Report
Hamilton wins dramatic wet-dry Grand Prix in Singapore
It was action from the off in Sunday evening’s Singapore Grand Prix – the first night race in F1 history to be run in wet conditions. With both Ferraris and a Red Bull eliminated in a coming-together at the start, Mercedes’ Lewis Hamilton stormed to his 60th F1 victory, extending his championship lead over Sebastian Vettel from three to 28 points with just six races to go.
In a race that ran to the full two-hour limit thanks to three safety-car periods, Daniel Ricciardo made the Marina Bay podium for the fourth year in a row, as he took second place for Red Bull ahead of Mercedes’ Valtteri Bottas.
Carlos Sainz scored his best-ever result with fourth for Toro Rosso; Jolyon Palmer did the same as he finished sixth for Renault; and likewise Stoffel Vandoorne with seventh place for McLaren. The remaining points places went to Force India’s Sergio Perez and Esteban Ocon in fifth and tenth respectively, Williams’ Lance Stroll in eighth and Haas’s Romain Grosjean in ninth.
The race, as it happened
With the forecast rain having started to fall just prior to the start, Vettel led off the line from his hard-won pole position, but as Max Verstappen lagged alongside him, Ferrari team mate Kimi Raikkonen came creeping down the inside of the Red Bull heading to Turn 1. That was where the Dutchman found himself getting pinched in a Scuderia sandwich, and the three collided.
Verstappen and Raikkonen were done for the night, sliding off on the outside of the corner and collecting an innocent Fernando Alonso, who had rocketed his McLaren off the line in typical fashion to briefly nose as high as third.
Vettel clung to the lead as Hamilton jumped to second place round the outside, but then the German’s car damaged spun in a straight line, ripping off its nose and prompting his retirement.
Hamilton thus led Ricciardo as the debris was cleared under the first of the three safety-car deployments.
When the race resumed on the fifth lap, Hamilton began opening a gap to Ricciardo that was wiped out in the 11th lap when Daniil Kvyat crashed his Toro Rosso into the Turn 7 wall.
Once again Hamilton rebuilt his advantage with another series of fastest laps, and by the 24th lap conditions were dry enough for slick tyres.
Ricciardo took ultrasofts on the 28th lap, Hamilton a lap later, and yet again the Mercedes pilot opened up a lead, only to see it eradicated once more when Marcus Ericsson crashed his Sauber on the 37th lap after spinning on the Anderson Bridge.

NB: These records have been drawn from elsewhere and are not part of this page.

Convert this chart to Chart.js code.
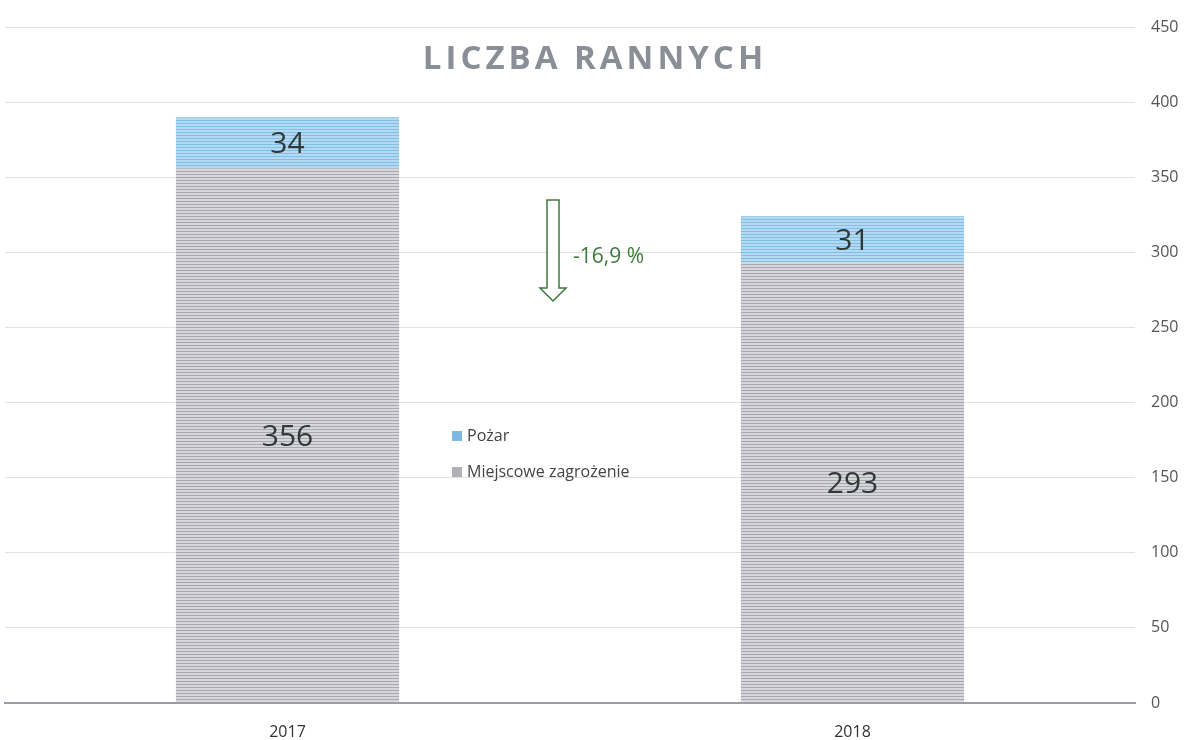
<!DOCTYPE html>
<html>
<head>
<meta charset="utf-8">
<script src="https://cdn.jsdelivr.net/npm/chart.js@4"></script>
<style>
  html, body { margin: 0; padding: 0; background: #fff; }
  #wrap { width: 1188px; height: 740px; }
</style>
</head>
<body>
<div id="wrap"><canvas id="c" width="1188" height="740"></canvas></div>
<script>
const years = ["2017", "2018"];
const pozar = [34, 31];
const miejscowe = [356, 293];
const changeLabel = "-16,9 %";
const titleText = "LICZBA RANNYCH";

// striped fill like the scanned bars
function stripes(light, dark) {
  const c = document.createElement("canvas");
  c.width = 4; c.height = 3;
  const g = c.getContext("2d");
  g.fillStyle = light; g.fillRect(0, 0, 4, 3);
  g.fillStyle = dark; g.fillRect(0, 0, 4, 1);
  return g.createPattern(c, "repeat");
}
const ctx = document.getElementById("c").getContext("2d");
const bluePat = stripes("#b3daf2", "#82bde3");
const grayPat = stripes("#d6d6dc", "#a8a8b0");

const overlay = {
  id: "overlay",
  afterDatasetsDraw(chart) {
    const g = chart.ctx;
    // segment labels
    g.save();
    g.font = "30px 'Open Sans'";
    g.fillStyle = "#2f3a36";
    g.textAlign = "center";
    g.textBaseline = "middle";
    chart.data.datasets.forEach((ds, di) => {
      const meta = chart.getDatasetMeta(di);
      meta.data.forEach((bar, i) => {
        const mid = (bar.y + bar.base) / 2;
        g.fillText(String(ds.data[i]), bar.x, mid + 2);
      });
    });
    g.restore();
  },
  afterDraw(chart) {
    const g = chart.ctx;
    // title
    g.save();
    g.font = "bold 33px 'Open Sans'";
    g.fillStyle = "#8a8f97";
    g.textAlign = "center";
    g.textBaseline = "middle";
    if ("letterSpacing" in g) g.letterSpacing = "4px";
    g.fillText(titleText, 595, 60);
    g.restore();

    // arrow
    g.save();
    g.strokeStyle = "#3d7a3a";
    g.lineWidth = 1.5;
    g.fillStyle = "#fff";
    g.beginPath();
    g.moveTo(547, 200); g.lineTo(559, 200); g.lineTo(559, 288);
    g.lineTo(566, 288); g.lineTo(553, 301); g.lineTo(540, 288);
    g.lineTo(547, 288); g.closePath();
    g.fill(); g.stroke();
    g.font = "21px 'Open Sans'";
    g.fillStyle = "#3d7a3a";
    g.textBaseline = "middle";
    g.fillText(changeLabel, 573, 257);
    g.restore();

    // legend
    g.save();
    g.font = "16px 'Open Sans'";
    g.textBaseline = "middle";
    const items = [chart.data.datasets[1], chart.data.datasets[0]];
    items.forEach((ds, k) => {
      const ly = 436 + k * 36;
      g.fillStyle = ds.legendColor;
      g.fillRect(452, ly - 5, 10, 10);
      g.fillStyle = "#444";
      g.fillText(ds.label, 467, ly);
    });
    g.restore();
  }
};

new Chart(ctx, {
  type: "bar",
  data: {
    labels: years,
    datasets: [
      { label: "Miejscowe zagrożenie", data: miejscowe, backgroundColor: grayPat, legendColor: "#b0b0b8" },
      { label: "Pożar", data: pozar, backgroundColor: bluePat, legendColor: "#7fb8e0" }
    ]
  },
  options: {
    responsive: false,
    animation: false,
    layout: { padding: { top: 27, left: 5, right: 0, bottom: 0 } },
    plugins: { legend: { display: false }, tooltip: { enabled: false } },
    datasets: { bar: { categoryPercentage: 1, barPercentage: 0.395 } },
    scales: {
      x: {
        stacked: true,
        grid: { display: false },
        border: { color: "#9a9ca3", width: 2 },
        ticks: { font: { family: "Open Sans", size: 16 }, color: "#333", padding: 12 },
        afterFit(s) { s.height = 37; }
      },
      y: {
        stacked: true,
        position: "right",
        min: 0, max: 450,
        ticks: { stepSize: 50, font: { family: "Open Sans", size: 16 }, color: "#555", padding: 16 },
        grid: { color: "#e2e2e6", drawTicks: false },
        border: { display: false },
        afterFit(s) { s.width = 53; }
      }
    }
  },
  plugins: [overlay]
});
</script>
</body>
</html>
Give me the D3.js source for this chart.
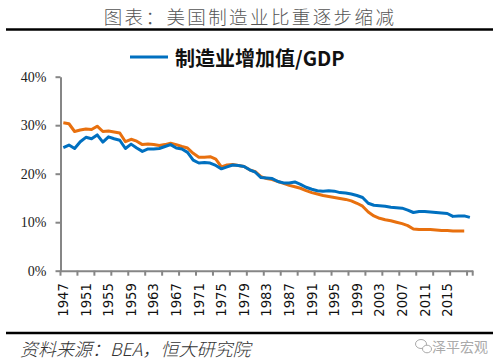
<!DOCTYPE html>
<html><head><meta charset="utf-8">
<script src="https://cdn.jsdelivr.net/npm/d3@7"></script>
<style>body{margin:0;background:#fff}svg{display:block}</style>
</head><body>
<svg id="c" width="504" height="364"></svg>
<script>
const years = d3.range(1947, 2020).map(String);
const labelYears = ["1947","1951","1955","1959","1963","1967","1971","1975","1979","1983","1987","1991","1995","1999","2003","2007","2011","2015"];
const yTicks = [0, 10, 20, 30, 40];
const seriesNames = ["制造业增加值/GDP", ""];
const blueValues = [25.4,25.9,25.2,26.6,27.5,27.2,28.0,26.5,27.6,27.2,26.9,25.2,26.1,25.3,24.6,25.1,25.1,25.2,25.6,26.0,
 25.3,25.1,24.4,22.8,22.2,22.3,22.2,21.7,21.0,21.4,21.8,21.7,21.5,20.8,20.3,19.2,19.1,19.0,18.4,18.1,
 18.1,18.3,17.8,17.2,16.8,16.5,16.4,16.5,16.4,16.1,16.0,15.8,15.5,15.1,13.9,13.5,13.4,13.3,13.1,13.0,
 12.9,12.5,12.0,12.2,12.2,12.1,12.0,11.9,11.8,11.2,11.3,11.3,11.0];
const orangeValues = [30.5,30.3,28.7,29.0,29.2,29.1,29.8,28.7,28.8,28.6,28.4,26.6,27.1,26.7,26.0,26.1,26.0,25.8,26.0,26.3,
 26.0,25.6,25.3,24.2,23.4,23.4,23.5,23.0,21.4,21.8,21.9,21.7,21.5,20.8,20.4,19.4,19.0,18.8,18.4,18.0,
 17.6,17.3,17.0,16.5,16.1,15.8,15.5,15.3,15.1,14.9,14.7,14.4,13.9,13.3,12.1,11.3,10.8,10.5,10.3,10.0,
 9.7,9.3,8.6,8.5,8.5,8.5,8.4,8.3,8.3,8.2,8.2,8.2];

const svg = d3.select("#c");
const pLeft = 60.5, pRight = 472.7, pTop = 76.7, pBottom = 270.7;
const axisColor = "#868686";

const x = d3.scaleBand().domain(years).range([pLeft, pRight]).padding(0);
const y = d3.scaleLinear().domain([0, 40]).range([pBottom, pTop]);

// title
svg.append("text").attr("x", 250).attr("y", 24).attr("text-anchor", "middle")
  .attr("font-family", "Noto Sans CJK SC").attr("font-weight", 300).attr("font-size", 18.5)
  .attr("letter-spacing", 2.4).attr("fill", "#555").text("图表：美国制造业比重逐步缩减");
svg.append("line").attr("x1", 6).attr("x2", 493).attr("y1", 29.5).attr("y2", 29.5)
  .attr("stroke", "#000").attr("stroke-width", 2.5);

// legend
svg.append("line").attr("x1", 130).attr("x2", 168).attr("y1", 57).attr("y2", 57)
  .attr("stroke", "#0070C0").attr("stroke-width", 3);
svg.append("text").attr("x", 175).attr("y", 65.5).attr("font-family", "Noto Sans CJK SC")
  .attr("font-weight", 700).attr("font-size", 20).attr("fill", "#111").text(seriesNames[0]);

// y axis
const yAxis = svg.append("g").attr("transform", `translate(${pLeft},0)`)
  .call(d3.axisLeft(y).tickValues(yTicks).tickSize(5).tickSizeOuter(0).tickPadding(9).tickFormat(d => d + "%"));
yAxis.select(".domain").attr("stroke", axisColor).attr("stroke-width", 2);
yAxis.selectAll(".tick line").attr("stroke", axisColor).attr("stroke-width", 2);
yAxis.selectAll(".tick text").attr("font-family", "Liberation Serif").attr("font-size", 14).attr("fill", "#222");

// x axis
const xAxis = svg.append("g").attr("transform", `translate(0,${pBottom})`)
  .call(d3.axisBottom(x).tickValues([]).tickSizeOuter(0));
xAxis.select(".domain").attr("stroke", axisColor).attr("stroke-width", 2);
const tickYears = years.filter((d, i) => i % 3 === 0);
xAxis.selectAll("line.tk").data(tickYears).join("line").attr("class", "tk")
  .attr("x1", d => x(d)).attr("x2", d => x(d)).attr("y1", 0).attr("y2", 5)
  .attr("stroke", axisColor).attr("stroke-width", 2);
xAxis.append("line").attr("x1", pRight).attr("x2", pRight).attr("y1", 0).attr("y2", 5)
  .attr("stroke", axisColor).attr("stroke-width", 2);
xAxis.selectAll("text.lb").data(labelYears).join("text").attr("class", "lb")
  .attr("transform", d => `translate(${x(d) + x.bandwidth() / 2 + 4.8},12.5) rotate(-90)`)
  .attr("text-anchor", "end").attr("font-family", "DejaVu Sans").attr("font-size", 13.2)
  .attr("fill", "#111").text(d => d);

// lines
const line = d3.line().x((d, i) => x(years[i]) + x.bandwidth() / 2).y(d => y(d));
svg.append("path").datum(orangeValues).attr("d", line).attr("fill", "none")
  .attr("stroke", "#E8700E").attr("stroke-width", 3).attr("stroke-linejoin", "round");
svg.append("path").datum(blueValues).attr("d", line).attr("fill", "none")
  .attr("stroke", "#0070C0").attr("stroke-width", 3).attr("stroke-linejoin", "round");

// bottom
svg.append("line").attr("x1", 6).attr("x2", 493).attr("y1", 333).attr("y2", 333)
  .attr("stroke", "#000").attr("stroke-width", 2.5);
svg.append("text").attr("x", 20).attr("y", 356).attr("font-family", "Noto Sans CJK SC")
  .attr("font-weight", 300).attr("font-style", "italic").attr("font-size", 18)
  .attr("fill", "#333").text("资料来源：BEA，恒大研究院");

// watermark
const wm = svg.append("g").attr("fill", "none").attr("stroke", "#aaa").attr("stroke-width", 1);
wm.append("ellipse").attr("cx", 421).attr("cy", 344).attr("rx", 5.5).attr("ry", 4.5);
wm.append("ellipse").attr("cx", 427).attr("cy", 349).attr("rx", 4.5).attr("ry", 3.8).attr("fill", "#fff");
svg.append("text").attr("x", 432).attr("y", 352).attr("font-family", "Noto Sans CJK SC")
  .attr("font-size", 14).attr("fill", "#aaa").text("泽平宏观");
</script>
</body></html>
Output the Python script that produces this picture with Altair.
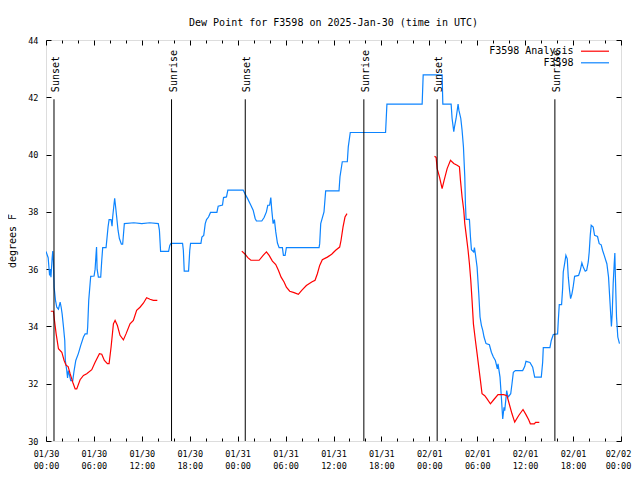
import altair as alt
import pandas as pd

T0 = 1738195200000  # 2025-01-30T00:00:00Z in ms
HOUR = 3600000

# ---- observations (F3598), hours after 01/30 00:00 UTC ----
obs_hours = [0.0, 0.27, 0.45, 0.55, 0.62, 0.77, 0.85, 0.93, 1.02, 1.19, 1.35, 1.56, 1.77, 1.90, 2.02,
             2.19, 2.35, 2.42, 2.60, 2.70, 2.80, 2.94, 3.10, 3.35, 3.52, 3.73, 4.06, 4.35, 4.69, 4.90,
             5.15, 5.22, 5.35, 5.52, 5.60, 6.02, 6.15, 6.27, 6.33, 6.40, 6.56, 6.85, 6.98, 7.10, 7.52,
             7.60, 7.77, 7.90, 8.15, 8.27, 8.35, 8.48, 8.60, 8.72, 8.85, 9.02, 9.19, 9.44, 9.60, 9.81,
             11.0, 12.0, 13.0, 14.06, 14.20, 14.35, 15.35, 15.50, 15.65, 17.10, 17.20, 17.31, 17.85,
             18.00, 18.10, 19.40, 19.52, 19.75, 19.94, 20.10, 20.35, 20.60, 21.40, 21.56, 22.10, 22.23,
             22.60, 22.77, 24.69, 24.94, 25.23, 25.65, 25.94, 26.19, 26.35, 27.02, 27.31, 27.60, 27.77,
             28.00, 28.15, 28.27, 28.44, 28.60, 28.77, 28.98, 29.19, 29.60, 29.73, 29.94, 30.10, 34.19,
             34.27, 34.40, 34.81, 35.02, 36.69, 36.81, 37.10, 37.73, 37.85, 38.10, 42.52, 42.69, 47.10,
             47.23, 49.60, 49.69, 50.73, 50.85, 51.06, 51.15, 51.35, 51.60, 51.70, 51.94, 52.10, 52.27,
             52.44, 52.52, 52.60, 53.02, 53.15, 53.27, 53.56, 53.65, 53.77, 53.98, 54.19, 54.35, 54.52,
             54.69, 54.85, 55.10, 55.52, 55.77, 56.02, 56.27, 56.52, 56.60, 56.85, 57.02, 57.19, 57.35,
             57.44, 57.69, 57.80, 57.85, 58.19, 58.35, 58.52, 58.77, 59.69, 59.94, 60.10, 60.60, 60.94,
             61.19, 62.02, 62.19, 62.27, 63.10, 63.27, 63.52, 64.06, 64.15, 64.27, 64.56, 64.69, 64.77,
             64.94, 65.10, 65.27, 65.40, 65.56, 65.69, 65.85, 66.00, 66.19, 66.69, 66.90, 67.10, 67.27,
             67.52, 67.70, 67.90, 68.02, 68.15, 68.27, 68.52, 68.69, 69.06, 69.27, 69.52, 69.69, 69.90,
             70.10, 70.23, 70.44, 70.56, 70.73, 70.80, 70.90, 71.02, 71.15, 71.23, 71.30, 71.44, 71.60,
             71.81]
obs_values = [36.62, 36.40, 35.78, 36.00, 35.72, 36.40, 36.63, 36.25, 35.37, 34.91, 34.67, 34.60, 34.85,
              34.67, 34.44, 33.98, 33.51, 32.81, 32.46, 32.20, 32.46, 32.30, 32.11, 32.11, 32.46, 32.81,
              33.06, 33.34, 33.63, 33.74, 33.74, 33.98, 34.91, 35.49, 35.75, 35.76, 36.00, 36.54, 36.77,
              36.00, 35.72, 35.72, 36.30, 36.75, 36.75, 36.98, 37.47, 37.73, 37.73, 37.50, 37.82, 38.17,
              38.47, 38.17, 37.82, 37.36, 37.07, 36.87, 36.87, 37.59, 37.62, 37.59, 37.62, 37.59, 37.36,
              36.62, 36.62, 36.83, 36.90, 36.90, 36.65, 35.93, 35.93, 36.65, 36.90, 36.90, 37.12, 37.18,
              37.59, 37.73, 37.82, 37.98, 37.98, 38.20, 38.24, 38.50, 38.52, 38.76, 38.76, 38.62, 38.47,
              38.23, 38.06, 37.77, 37.68, 37.68, 37.80, 38.00, 38.23, 38.23, 38.50, 38.06, 37.59, 37.73,
              37.30, 36.91, 36.75, 36.75, 36.48, 36.48, 36.75, 36.75, 36.89, 37.59, 38.00, 38.73, 38.73,
              39.22, 39.75, 39.75, 40.27, 40.77, 40.77, 41.76, 41.76, 42.78, 42.78, 41.76, 41.76, 41.26,
              40.80, 40.97, 41.26, 41.76, 41.55, 41.26, 40.85, 40.27, 39.22, 38.29, 37.74, 37.74, 37.12,
              36.68, 36.60, 36.75, 36.52, 36.07, 35.14, 34.33, 34.04, 33.86, 33.63, 33.40, 33.36, 33.10,
              32.93, 32.81, 32.52, 32.69, 32.23, 31.53, 30.77, 31.18, 31.06, 31.76, 31.60, 31.53, 31.65,
              32.00, 32.40, 32.46, 32.46, 32.60, 32.78, 32.74, 32.58, 32.23, 32.23, 32.75, 33.26, 33.26,
              33.51, 33.72, 33.74, 34.21, 34.76, 34.76, 35.32, 35.90, 36.19, 36.48, 36.36, 35.72, 35.26,
              34.97, 35.13, 35.36, 35.75, 35.78, 35.96, 36.22, 36.07, 35.93, 35.96, 36.25, 36.60, 37.18,
              37.53, 37.47, 37.18, 37.14, 36.89, 36.85, 36.66, 36.48, 36.30, 36.19, 35.72, 35.14, 34.33,
              34.00, 34.44, 35.49, 36.19, 36.56, 35.72, 34.33, 33.63, 33.40]

# ---- analysis (F3598 Analysis), three daily runs ----
ana_hours = [0.60, 0.94, 1.06, 1.27, 1.56, 1.98, 2.27, 2.52, 2.77, 3.02, 3.35, 3.65, 3.85, 4.27, 4.69,
             5.10, 5.73, 6.15, 6.69, 6.98, 7.31, 7.69, 7.90, 8.15, 8.44, 8.65, 8.94, 9.27, 9.69, 10.02,
             10.52, 10.94, 11.35, 11.77, 12.19, 12.60, 13.02, 13.44, 13.94,
             24.52, 24.94, 25.27, 25.65, 26.69, 27.19, 27.60, 27.94, 28.35, 28.77, 29.10, 29.44, 29.81,
             30.10, 30.52, 31.06, 31.60, 32.02, 32.60, 33.27, 33.69, 33.98, 34.27, 34.60, 35.23, 35.77,
             36.27, 36.77, 36.94, 37.19, 37.44, 37.69,
             48.65, 48.85, 48.98, 49.27, 49.60, 49.85, 50.23, 50.65, 51.06, 51.48, 51.77, 51.90, 52.10,
             52.31, 52.44, 52.65, 52.85, 53.02, 53.19, 53.35, 53.52, 53.77, 53.98, 54.19, 54.40, 54.60,
             54.94, 55.23, 55.65, 56.06, 56.60, 57.31, 57.73, 58.06, 58.35, 58.69, 59.19, 59.73, 60.10,
             60.44, 60.65, 61.15, 61.30, 61.77]
ana_values = [34.53, 34.53, 34.21, 33.74, 33.22, 33.10, 32.81, 32.64, 32.60, 32.35, 32.05, 31.82, 31.82,
              32.14, 32.29, 32.35, 32.49, 32.75, 33.05, 33.03, 32.81, 32.70, 32.70, 33.28, 34.09, 34.21,
              34.03, 33.69, 33.53, 33.74, 34.09, 34.21, 34.56, 34.67, 34.81, 35.00, 34.95, 34.91, 34.91,
              36.63, 36.52, 36.40, 36.31, 36.31, 36.48, 36.60, 36.48, 36.28, 36.16, 35.96, 35.72, 35.55,
              35.37, 35.23, 35.18, 35.12, 35.26, 35.43, 35.55, 35.61, 35.84, 36.13, 36.33, 36.42, 36.52,
              36.66, 36.77, 37.00, 37.47, 37.82, 37.94,
              39.94, 39.90, 39.51, 39.22, 38.81, 39.10, 39.51, 39.80, 39.69, 39.63, 39.57, 39.10, 38.52,
              38.06, 37.59, 37.12, 36.66, 36.19, 35.61, 34.91, 34.09, 33.51, 33.05, 32.58, 32.11, 31.65,
              31.58, 31.47, 31.30, 31.44, 31.62, 31.62, 31.58, 31.24, 30.95, 30.66, 30.89, 31.10, 30.92,
              30.74, 30.60, 30.60, 30.65, 30.65]
ana_run = [1] * 39 + [2] * 32 + [3] * 44

# ---- sunrise / sunset markers ----
sun_hours = [1.0, 15.72, 24.95, 39.8, 48.98, 63.72]
sun_labels = ["Sunset", "Sunrise", "Sunset", "Sunrise", "Sunset", "Sunrise"]

y_ticks = [30, 32, 34, 36, 38, 40, 42, 44]
ana_name, obs_name = "F3598 Analysis", "F3598"
ana_color, obs_color = "#ff0000", "#0c84ff"

FONT = "DejaVu Sans Mono"
W, H = 575, 401

obs = pd.DataFrame({"t": [T0 + h * HOUR for h in obs_hours], "v": obs_values, "series": obs_name})
ana = pd.DataFrame({"t": [T0 + h * HOUR for h in ana_hours], "v": ana_values,
                    "series": ana_name, "run": ana_run})
sun = pd.DataFrame({"t": [T0 + h * HOUR for h in sun_hours], "label": sun_labels,
                    "y0": 30.0, "y1": 41.93, "ty": 42.18})

T_END = T0 + 72 * HOUR
x_scale = alt.Scale(type="utc", domain=[T0, T_END], nice=False)
y_scale = alt.Scale(domain=[30, 44], nice=False, zero=False)

major_x = [T0 + h * HOUR for h in range(0, 73, 6)]
all_x = [T0 + h * HOUR for h in range(0, 73, 2)]
tick_cond = {"condition": {"test": "utchours(datum.value) % 6 === 0", "value": 5}, "value": 3}

common = dict(domain=False, grid=False, title=None)

x_label_axis = alt.Axis(orient="bottom", values=major_x,
                        labelExpr="[utcFormat(datum.value, '%m/%d'), utcFormat(datum.value, '%H:%M')]",
                        ticks=False, labelFont=FONT, labelFontSize=8.5, labelPadding=8,
                        labelLineHeight=12.5, labelColor="black", labelFlush=False,
                        labelOverlap=False, labelBaseline="top",
                        labelOffset={"condition": {"test": f"datum.value >= {T_END}", "value": -3},
                                     "value": 0},
                        **common)
x_tick_bottom = alt.Axis(orient="top", offset=-H, values=all_x, labels=False,
                         tickColor="black", tickSize=tick_cond, **common)
x_tick_top = alt.Axis(orient="bottom", offset=-H, values=all_x, labels=False,
                      tickColor="black", tickSize=tick_cond, **common)

y_label_axis = alt.Axis(orient="left", values=y_ticks, ticks=False, domain=False, grid=False,
                        labelFont=FONT, labelFontSize=8.5, labelPadding=8, labelColor="black",
                        title="degrees F", titleFont=FONT, titleFontSize=10, titleFontWeight="normal",
                        titleColor="black", titleX=-34, titleY=H / 2, titleAngle=270,
                        titleAlign="center", titleBaseline="middle")
y_tick_left = alt.Axis(orient="right", offset=-W, values=y_ticks, labels=False,
                       tickColor="black", tickSize=5, **common)
y_tick_right = alt.Axis(orient="left", offset=-W, values=y_ticks, labels=False,
                        tickColor="black", tickSize=5, **common)


def make_legend(y):
    return alt.Legend(orient="none", legendX=534, legendY=y, title=None, symbolType="stroke",
                      symbolSize=784, symbolStrokeWidth=1.2, labelFont=FONT, labelFontSize=10,
                      labelColor="black", labelAlign="right", labelOffset={"expr": "-36.5"},
                      padding=0, labelLimit=0)


blue = alt.Chart(obs).mark_line(strokeWidth=1.2, clip=True).encode(
    x=alt.X("t:T", scale=x_scale, axis=x_label_axis),
    y=alt.Y("v:Q", scale=y_scale, axis=y_label_axis),
    color=alt.Color("series:N", scale=alt.Scale(domain=[obs_name], range=[obs_color]),
                    legend=make_legend(7.8)),
)
red = alt.Chart(ana).mark_line(strokeWidth=1.2, clip=True).encode(
    x=alt.X("t:T", scale=x_scale, axis=x_tick_bottom),
    y=alt.Y("v:Q", scale=y_scale, axis=y_tick_left),
    color=alt.Color("series:N", scale=alt.Scale(domain=[ana_name], range=[ana_color]),
                    legend=make_legend(-3.8)),
    detail="run:N",
)
rules = alt.Chart(sun).mark_rule(color="black", strokeWidth=1).encode(
    x=alt.X("t:T", scale=x_scale, axis=x_tick_top),
    y=alt.Y("y0:Q", scale=y_scale, axis=y_tick_right),
    y2="y1:Q",
)
texts = alt.Chart(sun).mark_text(angle=270, align="left", baseline="middle", dy=2,
                                 font=FONT, fontSize=10, color="black").encode(
    x=alt.X("t:T", scale=x_scale, axis=None),
    y=alt.Y("ty:Q", scale=y_scale, axis=None),
    text="label:N",
)

chart = alt.layer(blue, red, rules, texts).resolve_axis(
    x="independent", y="independent"
).resolve_scale(color="independent").properties(
    width=W, height=H,
    title=alt.TitleParams("Dew Point for F3598 on 2025-Jan-30 (time in UTC)", font=FONT,
                          fontSize=10, fontWeight="normal", anchor="middle", frame="group",
                          offset=15, dy=17, color="black", baseline="bottom"),
    autosize=alt.AutoSizeParams(type="none"),
    padding={"left": 38, "top": 32, "right": 11, "bottom": 40},
).configure_view(stroke="black", strokeWidth=1).configure(background="white")

chart.save("out.html", embed_options={"renderer": "svg", "actions": False})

By then Ricciardo had been trading fastest lap with Hamilton, but when the track went green for the last time the Englishman was still able to draw away as he wished and eventually won by 4.5s.
It was a great evening for Mercedes, with Valtteri Bottas bringing his car home third, albeit a long way behind the Red Bull.
Carlos Sainz drove an excellent race for Toro Rosso and resisted race-long pressure from Force India’s Sergio Perez to take fourth place, 14s behind Bottas.
And it was a good day at last for Jolyon Palmer who, after Renault team mate Nico Hulkenberg had fallen back from an excellent fourth place with mechanical problems, resisted attacks from Stoffel Vandoorne’s McLaren to finish sixth.
Vandoorne was comfortably ahead of Lance Stroll’s Williams which benefited when the team split their early strategy and put him on intermediate tyres and kept Felipe Massa on full wets. The Canadian was chased home by Romain Grosjean’s Haas, as Esteban Ocon took the final point for Force India. Massa, in 11th, and Pascal Wehrlein in 12th, were the final finishers.
Besides Verstappen, Raikkonen, Vettel, Kvyat, Ericsson and Hulkenberg, Alonso recovered from his first corner delay but retired his damaged McLaren with mechanical problems which led to loss of power, while Kevin Magnussen, whose Haas had a problem with its MGU-K, was the final DNF.